There was a lot of air turbulence that morning, especially over the Carolinas. But it is what happened when Flight 451 tried to land in fog-choked Lauderdale — which was getting the tail end of Winter Storm Jonas — that makes most of the other blizzard experiences pale in comparison.

A passenger named Bonnie told me that the plane came in rough and was only feet off the tarmac when the pilot suddenly changed his mind and abruptly took the craft back up.

Frightened passengers were told that either the pilot or Air Traffic Control didn’t like how he was coming in and aborted the landing.

Bonnie and some cruise-mates were taking the edge off over glasses of wine in Miami Beach when they told me and others what had happened.

“We circled for three hours,” she said, still shaken. Eventually the plane was running low on fuel and needed to land in Orlando, hundreds of miles away.

Other women who were on the plane confirmed the story.

I asked Southwest about the incident and whether it had been reported to the Federal Aviation Administration.

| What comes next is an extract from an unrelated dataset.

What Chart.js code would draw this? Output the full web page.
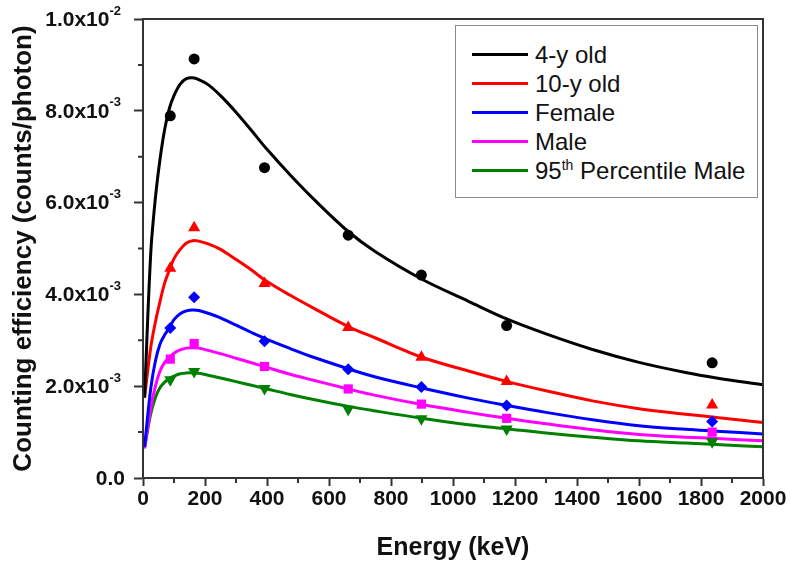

The airline confirmed that Flight 451 needed to be diverted to Orlando “due to heavy thunderstorms impacting Air Traffic Control arrival rates at Southeast Florida airports” and that its “pilots and network controllers are in constant contact” with the FAA.

But the airline also claims “there’s nothing mechanically or procedurally out of the normal to report.”

Huh! Maybe Bonnie and her friends were imagining this.

Perhaps someone at the FAA should ask the pilot how close to landing he came. And why would he go back up into a thunderstorm?

Like the plane that morning, Southwest’s explanation sounds a little shaky.